Antonio II Boncompagni-Ludovisi, Prince of Piombino, Duke of Sora and Arce


Negotiations with the Prince of Piombino seem to have slackened after Theo’s return from Rome in 1776, perhaps in part because Federico, despite having originated the idea, was not entirely sure whether making his son independently wealthy was a good idea, and while the latest talks had been conducted by Theo any decision on marriage ultimately rested with the family head. Theo’s behavior in Tuscany, however, suggested that allowing the prince to remain a bachelor might embarrass the royal house, and Queen Elisabetta was confident that matrimony would “tame” her spirited son. Prince Antonio may have had some concerns that the marriage would be a source of scandal, and there were rumors in the summer of 1777 that he was considering another Roman prince for Laura’s hand, but the marriage of Filippo and Lisa may have been a reassuring development. If a Neuhoff was good enough for the House of Savoy (albeit for a second son of a cadet branch thereof), he was probably good enough for the House of Boncompagni.

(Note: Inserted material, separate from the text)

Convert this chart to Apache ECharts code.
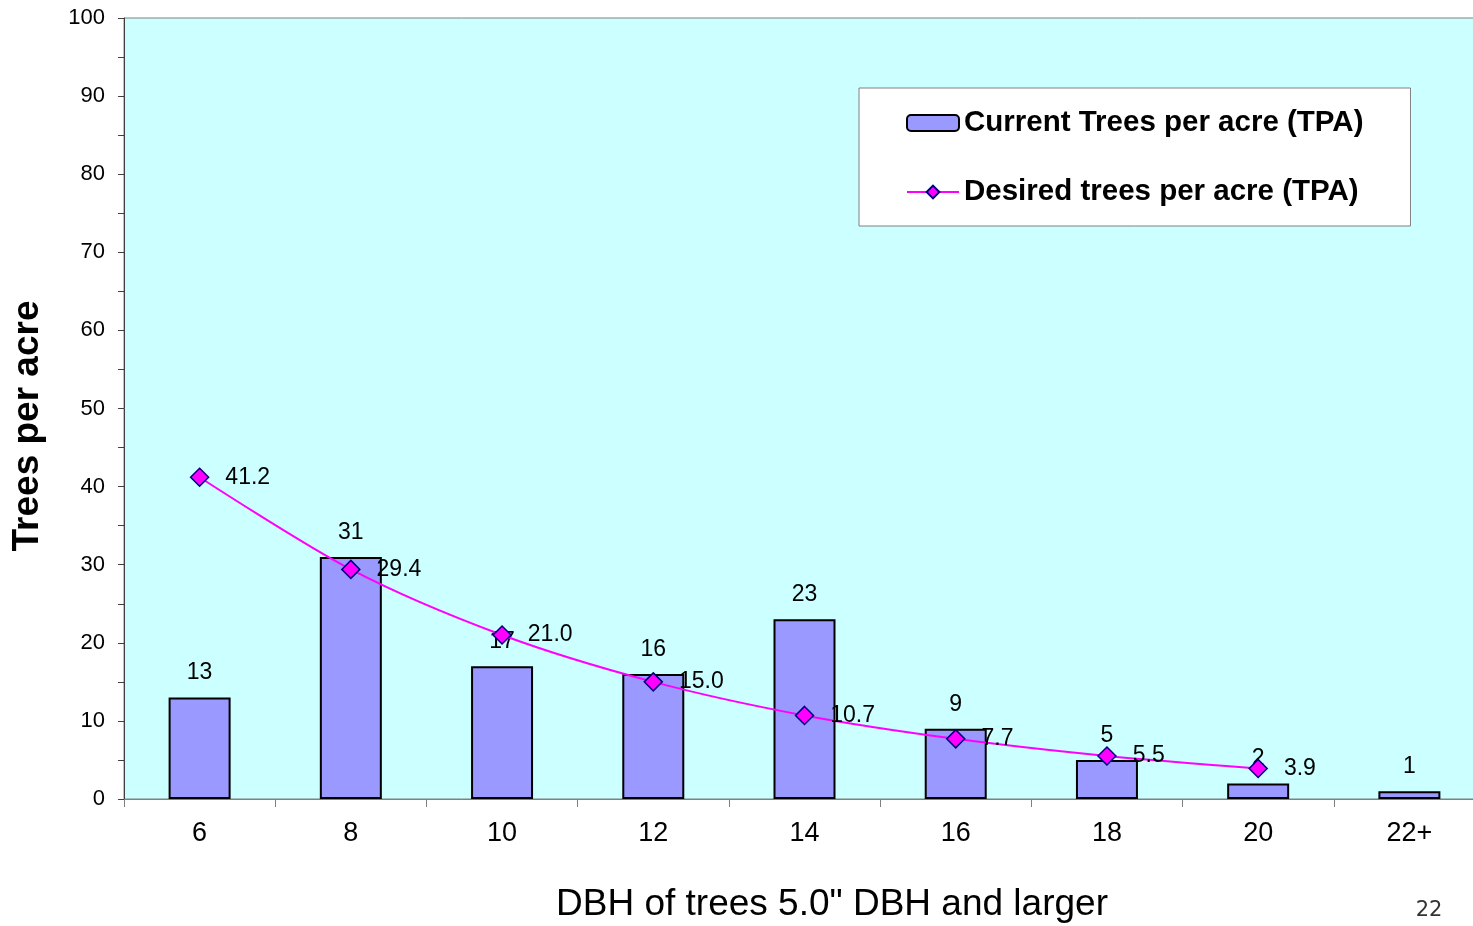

Actually negotiating the marriage contract took some time, in large part because Federico was determined to get as much as he could out of the massively wealthy Roman family. He was, perhaps, playing to type; Federico’s historical reputation has long been that of a miser. But it was also vital for the state, which remained on very difficult financial footing, and it was not an unreasonable position - Prince Antonio’s own fortune was described as “nearly royal,” and the dowry Antonio had received from the Orisini family at his own wedding was so great that it required a papal dispensation to circumvent a long-standing ban on “excessive gifts.” Corsica might be the newest and least reputable kingdom in Europe, but it was still at least notionally a kingdom, and it was not absurd to demand a dowry of at least vaguely royal magnitude.

The completion of this long negotiation, however, would fall to another. On the morning of January 18th, King Federico suddenly collapsed in his dressing room in the Palace of Bastia. Thereafter he drifted in and out of consciousness, and even when awake he could not sit up or speak. His doctors diagnosed apoplexy, but were unable to do anything for him. Early in the morning on the 21st he suffered another fit and died, attended by his wife and present children (Princess Carina and young Prince Carlo). The king was 52 years old, and had ruled Corsica for just shy of eight years.

He would not know it for several days, but at only 22 years of age, Teodoro Francesco was now Theodore II, King of Corsica.[3]


Footnotes
[1] Innocent - formerly Antonio Visconti - had only recently been elected in November of 1774 after the death of his predecessor, Benedict XV.
[2] Aside from a single equestrian portrait in which she wears a riding habit with breeches, all of the official portraiture of Princess Carina portrays her in a dress. Despite the reputation of the "Corsican Diana" for liking "masculine" (and particularly military) fashion, she did not spurn women's fashion and was always "correctly" attired at court and for any sort of official function. This portrait in particular portrays a hunting scene, however - complete with musket - and all accounts suggest that she did not wear dresses on those occasions.
[3] Theo’s regnal name was simply “Teodoro II” (Theodorus secundus), and he is generally known by this name (or Re Teo, informally) in Corsican historiography. In continental texts he is sometimes called Theodore Francis to distinguish him from his great uncle; this is particularly common in German works where he is often referred to as Theodor II. Franz (or just Theodor Franz), perhaps because of the relative popularity of compound royal names in the German sphere.